Baby-EATS program will help educators to improve child nutrition
The Sector > Research > Allied Fields > Baby-EATS program will help educators to improve child nutrition

Baby-EATS program will help educators to improve child nutrition

by Freya Lucas

April 05, 2023
2 children are facing away from the camera eating apples

More than 600 young children aged two years and under will join their families, and 60 Australian early childhood centres in the trial of an innovative online program which has been created to support parents of infants and toddlers and early childhood educators to improve child nutrition early in life.


The Baby-EATS program is backed by a grant of more than $1.3 million from the Medical Research Future Fund (MRFF), and is led by researcher Serene Yoong, the Associate Director of Deakin University’s Global Centre for Preventive Health and Nutrition (GLOBE).
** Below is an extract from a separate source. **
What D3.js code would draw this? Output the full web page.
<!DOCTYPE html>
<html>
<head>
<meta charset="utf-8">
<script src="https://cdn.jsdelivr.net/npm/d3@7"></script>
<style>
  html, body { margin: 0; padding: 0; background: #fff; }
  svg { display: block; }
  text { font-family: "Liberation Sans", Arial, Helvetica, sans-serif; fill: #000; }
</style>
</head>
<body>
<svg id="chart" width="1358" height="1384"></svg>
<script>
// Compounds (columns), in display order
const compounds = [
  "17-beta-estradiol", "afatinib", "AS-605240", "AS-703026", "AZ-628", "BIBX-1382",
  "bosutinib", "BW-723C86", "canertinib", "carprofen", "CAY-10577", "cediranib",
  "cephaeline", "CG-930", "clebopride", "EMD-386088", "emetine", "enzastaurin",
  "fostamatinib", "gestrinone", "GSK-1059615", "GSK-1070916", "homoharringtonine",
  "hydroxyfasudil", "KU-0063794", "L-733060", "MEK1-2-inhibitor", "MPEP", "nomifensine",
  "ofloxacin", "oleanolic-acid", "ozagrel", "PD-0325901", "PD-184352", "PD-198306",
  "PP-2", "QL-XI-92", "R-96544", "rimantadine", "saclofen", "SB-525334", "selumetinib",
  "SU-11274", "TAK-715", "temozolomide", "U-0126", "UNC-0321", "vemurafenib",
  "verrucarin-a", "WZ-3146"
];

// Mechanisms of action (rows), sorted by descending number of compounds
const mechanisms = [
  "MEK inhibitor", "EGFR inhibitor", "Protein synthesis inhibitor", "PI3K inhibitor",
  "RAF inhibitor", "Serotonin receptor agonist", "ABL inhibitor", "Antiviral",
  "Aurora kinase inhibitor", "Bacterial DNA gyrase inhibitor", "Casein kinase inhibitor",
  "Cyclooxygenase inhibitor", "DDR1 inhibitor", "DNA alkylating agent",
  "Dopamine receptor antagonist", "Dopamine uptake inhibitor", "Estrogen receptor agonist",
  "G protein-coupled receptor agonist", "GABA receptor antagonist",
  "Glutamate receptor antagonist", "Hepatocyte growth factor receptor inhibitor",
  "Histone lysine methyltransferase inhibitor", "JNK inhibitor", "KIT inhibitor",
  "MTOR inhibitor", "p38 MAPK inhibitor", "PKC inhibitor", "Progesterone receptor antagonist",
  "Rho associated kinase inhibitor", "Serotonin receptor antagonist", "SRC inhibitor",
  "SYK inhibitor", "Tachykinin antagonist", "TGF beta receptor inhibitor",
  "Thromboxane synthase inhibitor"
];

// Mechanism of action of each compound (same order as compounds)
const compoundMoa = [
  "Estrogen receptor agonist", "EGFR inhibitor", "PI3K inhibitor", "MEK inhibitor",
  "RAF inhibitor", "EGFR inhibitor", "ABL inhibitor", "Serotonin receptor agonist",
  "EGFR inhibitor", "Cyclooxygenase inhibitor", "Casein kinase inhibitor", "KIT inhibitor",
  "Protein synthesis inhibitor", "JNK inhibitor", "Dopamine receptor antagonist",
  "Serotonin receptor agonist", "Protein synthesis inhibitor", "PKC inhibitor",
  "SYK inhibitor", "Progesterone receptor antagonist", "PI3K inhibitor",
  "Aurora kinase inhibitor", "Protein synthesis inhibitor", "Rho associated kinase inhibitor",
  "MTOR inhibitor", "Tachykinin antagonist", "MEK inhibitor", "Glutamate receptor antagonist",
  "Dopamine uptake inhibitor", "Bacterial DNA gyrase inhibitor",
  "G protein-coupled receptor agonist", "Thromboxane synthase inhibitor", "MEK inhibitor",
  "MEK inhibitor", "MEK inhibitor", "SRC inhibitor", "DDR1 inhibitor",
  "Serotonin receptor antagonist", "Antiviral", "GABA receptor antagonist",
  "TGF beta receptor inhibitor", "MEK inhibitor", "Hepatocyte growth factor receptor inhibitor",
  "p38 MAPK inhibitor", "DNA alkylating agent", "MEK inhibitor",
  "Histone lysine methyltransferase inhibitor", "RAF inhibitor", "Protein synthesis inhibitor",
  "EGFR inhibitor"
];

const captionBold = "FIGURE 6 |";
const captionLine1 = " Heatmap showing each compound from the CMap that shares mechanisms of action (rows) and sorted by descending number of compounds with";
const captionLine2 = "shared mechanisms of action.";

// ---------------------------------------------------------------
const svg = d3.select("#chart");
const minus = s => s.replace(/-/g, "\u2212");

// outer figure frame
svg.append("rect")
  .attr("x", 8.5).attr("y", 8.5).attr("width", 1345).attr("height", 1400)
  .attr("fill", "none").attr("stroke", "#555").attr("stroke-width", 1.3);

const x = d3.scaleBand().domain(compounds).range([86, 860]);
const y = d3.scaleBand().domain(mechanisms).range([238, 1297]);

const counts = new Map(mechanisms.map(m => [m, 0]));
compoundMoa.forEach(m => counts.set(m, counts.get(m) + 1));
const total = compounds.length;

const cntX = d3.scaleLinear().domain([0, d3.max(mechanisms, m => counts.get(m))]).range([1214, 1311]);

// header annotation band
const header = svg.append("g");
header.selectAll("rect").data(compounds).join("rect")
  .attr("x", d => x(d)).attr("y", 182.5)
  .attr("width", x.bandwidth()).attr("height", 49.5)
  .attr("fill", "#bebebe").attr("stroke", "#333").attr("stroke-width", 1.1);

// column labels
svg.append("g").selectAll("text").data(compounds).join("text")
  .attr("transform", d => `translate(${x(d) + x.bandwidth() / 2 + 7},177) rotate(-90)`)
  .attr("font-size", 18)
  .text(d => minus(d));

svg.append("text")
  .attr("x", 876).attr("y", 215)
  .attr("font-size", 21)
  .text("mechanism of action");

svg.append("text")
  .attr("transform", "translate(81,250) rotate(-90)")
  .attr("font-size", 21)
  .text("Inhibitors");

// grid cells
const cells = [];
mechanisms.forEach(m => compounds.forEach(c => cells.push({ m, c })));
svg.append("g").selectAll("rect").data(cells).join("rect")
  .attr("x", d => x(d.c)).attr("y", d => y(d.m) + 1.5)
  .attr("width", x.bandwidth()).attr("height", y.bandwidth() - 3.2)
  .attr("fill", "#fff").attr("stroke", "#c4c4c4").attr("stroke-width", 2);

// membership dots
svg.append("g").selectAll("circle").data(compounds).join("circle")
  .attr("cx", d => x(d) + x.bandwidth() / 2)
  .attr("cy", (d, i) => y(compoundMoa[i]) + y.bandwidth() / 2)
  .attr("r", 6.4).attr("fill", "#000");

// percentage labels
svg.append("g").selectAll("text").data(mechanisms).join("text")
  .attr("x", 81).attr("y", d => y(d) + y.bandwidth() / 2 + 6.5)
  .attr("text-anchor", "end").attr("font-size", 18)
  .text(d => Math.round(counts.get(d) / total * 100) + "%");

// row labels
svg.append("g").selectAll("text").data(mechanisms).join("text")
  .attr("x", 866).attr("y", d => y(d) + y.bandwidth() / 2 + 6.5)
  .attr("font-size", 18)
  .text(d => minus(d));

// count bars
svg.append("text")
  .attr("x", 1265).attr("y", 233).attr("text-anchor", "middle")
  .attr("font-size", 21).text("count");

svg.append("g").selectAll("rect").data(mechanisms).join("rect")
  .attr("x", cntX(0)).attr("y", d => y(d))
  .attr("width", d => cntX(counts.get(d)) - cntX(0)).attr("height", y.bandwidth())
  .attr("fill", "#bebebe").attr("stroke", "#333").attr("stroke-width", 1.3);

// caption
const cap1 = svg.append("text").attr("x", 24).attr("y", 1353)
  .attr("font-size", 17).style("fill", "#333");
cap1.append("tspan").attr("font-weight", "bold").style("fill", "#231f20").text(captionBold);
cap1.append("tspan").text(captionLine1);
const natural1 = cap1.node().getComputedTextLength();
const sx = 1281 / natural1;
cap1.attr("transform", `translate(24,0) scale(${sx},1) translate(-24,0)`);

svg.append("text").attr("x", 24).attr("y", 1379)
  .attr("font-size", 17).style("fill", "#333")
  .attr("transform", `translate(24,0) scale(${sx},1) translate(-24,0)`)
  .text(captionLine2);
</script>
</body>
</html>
Early childhood services, Dr Yoong said, are particularly important because they, along with the home, are the primary setting where children are consuming food. 


“Childcare (sic.) is a particularly important avenue to support healthy feeding practices in this age,” she said. “The majority of parents returning to work after the birth of a child access childcare at approximately seven months. This corresponds to a critical developmental phase in infant nutrition and growth – and is an opportunity where we can influence long-term diet and weight trajectories.”
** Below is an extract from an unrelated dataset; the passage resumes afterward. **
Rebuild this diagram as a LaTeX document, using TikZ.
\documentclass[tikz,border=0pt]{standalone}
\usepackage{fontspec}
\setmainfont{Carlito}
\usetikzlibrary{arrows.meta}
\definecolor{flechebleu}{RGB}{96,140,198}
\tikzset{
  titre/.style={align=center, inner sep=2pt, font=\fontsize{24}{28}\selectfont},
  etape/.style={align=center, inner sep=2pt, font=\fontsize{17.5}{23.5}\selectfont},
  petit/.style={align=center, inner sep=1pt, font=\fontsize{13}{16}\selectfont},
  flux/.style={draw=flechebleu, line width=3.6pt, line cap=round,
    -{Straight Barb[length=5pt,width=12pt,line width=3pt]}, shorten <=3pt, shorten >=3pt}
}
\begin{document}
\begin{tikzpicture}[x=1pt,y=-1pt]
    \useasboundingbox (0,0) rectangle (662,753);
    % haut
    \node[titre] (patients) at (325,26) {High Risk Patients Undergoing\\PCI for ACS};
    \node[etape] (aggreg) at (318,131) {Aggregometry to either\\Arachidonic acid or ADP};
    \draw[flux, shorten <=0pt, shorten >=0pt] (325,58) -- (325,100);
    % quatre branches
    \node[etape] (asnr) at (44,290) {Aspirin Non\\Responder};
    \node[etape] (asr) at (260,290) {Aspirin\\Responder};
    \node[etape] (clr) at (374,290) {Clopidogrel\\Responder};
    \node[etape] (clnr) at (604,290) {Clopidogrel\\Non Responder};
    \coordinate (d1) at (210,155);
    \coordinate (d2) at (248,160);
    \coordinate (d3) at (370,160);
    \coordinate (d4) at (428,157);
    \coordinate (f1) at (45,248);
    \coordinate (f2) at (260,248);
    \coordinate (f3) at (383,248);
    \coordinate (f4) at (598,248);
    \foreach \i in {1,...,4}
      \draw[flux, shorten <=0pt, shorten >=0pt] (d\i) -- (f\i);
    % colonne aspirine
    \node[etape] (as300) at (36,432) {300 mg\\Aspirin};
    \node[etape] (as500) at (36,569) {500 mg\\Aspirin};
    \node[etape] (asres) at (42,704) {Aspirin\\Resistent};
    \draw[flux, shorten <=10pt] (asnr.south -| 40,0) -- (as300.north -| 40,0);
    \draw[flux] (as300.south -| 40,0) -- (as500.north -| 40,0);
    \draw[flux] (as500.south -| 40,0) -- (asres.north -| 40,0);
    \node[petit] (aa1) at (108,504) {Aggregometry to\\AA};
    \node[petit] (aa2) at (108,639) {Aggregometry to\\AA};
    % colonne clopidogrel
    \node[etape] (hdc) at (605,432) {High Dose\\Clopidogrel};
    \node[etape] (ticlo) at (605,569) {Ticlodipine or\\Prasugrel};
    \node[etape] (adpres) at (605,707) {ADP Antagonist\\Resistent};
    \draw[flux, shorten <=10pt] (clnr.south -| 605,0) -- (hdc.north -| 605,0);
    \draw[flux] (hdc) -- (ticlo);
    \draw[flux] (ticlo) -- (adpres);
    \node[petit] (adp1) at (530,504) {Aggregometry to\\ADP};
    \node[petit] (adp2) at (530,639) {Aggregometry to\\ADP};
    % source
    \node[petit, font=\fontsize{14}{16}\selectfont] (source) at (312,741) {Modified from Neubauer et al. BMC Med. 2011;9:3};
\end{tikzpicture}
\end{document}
Poor diet is one of the primary causes of death and disability, and children as young as three years of age report consuming significant amounts of food high in sodium and added sugar.


Exposure to optimal feeding practices early in life can support the development of lifelong healthy nutrition behaviours, Dr Yoong and her team assert. Despite this understanding, parents of infants report challenges with accessing timely information around feeding, and lack support to implement them.


Dr Yoong is an accredited practising dietitian, and believes that Baby-EATS will be able to support the use of feeding practices known to promote healthy weight and healthy eating behaviours. 


This includes supporting parents and early childhood service staff to recognise when children are full, not pressuring them to eat and avoiding using food as a reward. 


Importantly, it is the first program targeting children under two years of age that focuses on ensuring consistent nutrition messages in the home and early learning environments.


“We have intentionally designed this program to address both parents and childcare centres identified knowledge gaps, using fun, interactive online strategies,” Dr Yoong said.


Baby-EATS, which will be delivered in partnership with the Hunter New England Local Health District, consists of an online interactive website for early childhood educators, age-appropriate text messages to parents, short video resources, web resources and webinars from paediatric dietitians.


Baby-EATS builds on a strong partnership between Associate Professor Yoong, the Hunter England Local Health District, the NSW Centre for Population Health and early childhood services and parents within the region. 


The research team consists of expert dietitians, implementation and behavioural scientists, early childhood education specialists, information technology experts, health service managers, health economists and statisticians from the University of Newcastle, Deakin Health Economics and the University of Queensland.